LEWISTON – The relationship between the Porter Cup and Canada is easy to understand from a seat on the back patio of Niagara Falls Country Club.
From high atop the Niagara escarpment, there’s a can’t-take-your-eyes-off-it view of the Niagara River below snaking between two countries.
It’s enough to make you want to tee up a Titleist and take a shot at landing a ball in Queenston.
Last year, after Ontario’s Taylor Pendrith ended a 28-year drought for Canadian men by winning the tournament, an impromptu version of “O Canada” broke out as he accepted the trophy.
It might be time to cue up the chorus again.
Four of the top five spots on the leader board after two rounds of the Women’s Porter Cup are occupied by our northern neighbors, including leader Jennifer Ha, a 20-year-old from Calgary.
She shot a sparkling round of 6-under 65 Thursday that included two eagles, giving her a two-round total of 8-under 134 and opening a three-shot lead over 21-year-old Brittany Marchand of Mono, Ont., – her teammate on the Canadian national women’s amateur team.
“With the welcome we’ve had, we’ve certainly not been treated as outsiders, but as locals,” said Tristan Mullally, the Canadian national women’s team coach.
Ha certainly looked at home Thursday, running off nine straight pars to open her second round before carding 30 on the way in. Her score of 65 matched the Women’s Porter Cup record set in the inaugural event by champion Casie Cathrea, who has since turned professional.

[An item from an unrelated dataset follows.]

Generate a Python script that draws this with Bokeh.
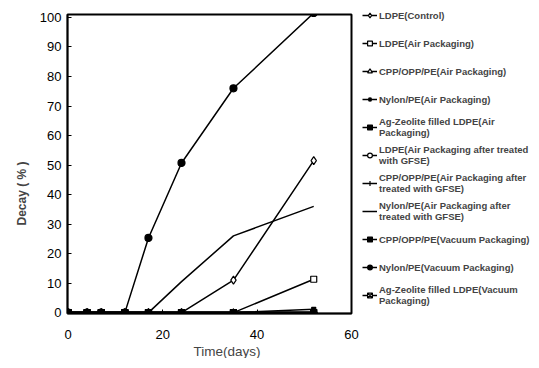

“I hit my woods really solid today, so it gave me a lot of opportunities, especially on the par 5s,” Ha said.
She took advantage of those on the back nine twice, first at No. 12. After a solid drive split the fairway, Ha knocked a 20-degree hybrid to within 6 feet and then converted the downhill eagle putt.
On No. 17, which plays as a par 4 for the men and has been converted this week to a par 5, she again reached the green in two after a solid drive and another fairway wood. She then converted a 20-foot eagle putt.
“I don’t think I’ve ever made two eagles in one round,” she said afterward with a beaming smile. “It was pretty awesome.”
There are five members of the Canadian women’s amateur team competing this week. All are in the top 100 of the World Golf Amateur Ranking, and all are in the top eight of the leader board through two rounds.
Marchand shot a 3-under 68 Friday for a two-round total of 5-under 137. They’ll be joined in today’s final threesome by 17-year-old Princess Superal of the Philippines, who is at 4-under 138 after a round of 3-under 68 Friday.
Team Canada members Augusta James and Brooke Henderson, the world’s No. 3 amateur player, are in the penultimate group today after rounds of 1-under 70 and 3-under 68, respectively.
“Having seen this event last year … we knew this is something we wanted to support,” Mullally said. “The club here has been awesome. They’re experts at what they do here. It’s really easy for us to just come in, practice, and do our thing.
“It’s a tournament that we know is going to be great in the future. It is already, but it’s going to grow and get better. It’s good to be at the grass-roots of it and get on board now.”
When the men’s event started in 1959, it wasn’t even known as the Porter Cup. It was called the International Invitational, a name that suggested its proximity to the border.
“Canadians go back as far as the tournament does,” said men’s Porter Cup director Steve Denn, who’s spent this week caddying for Henderson. “They’re obviously right next to us, so it just makes sense. … Hopefully they’re going to enjoy their experience and it becomes something where we get them to come down every year.”
The low Western New Yorker in the 65-player field through two rounds is Clarence’s Cat Peters. She’s at 8-over 150 after a round of 3-over 74 Friday.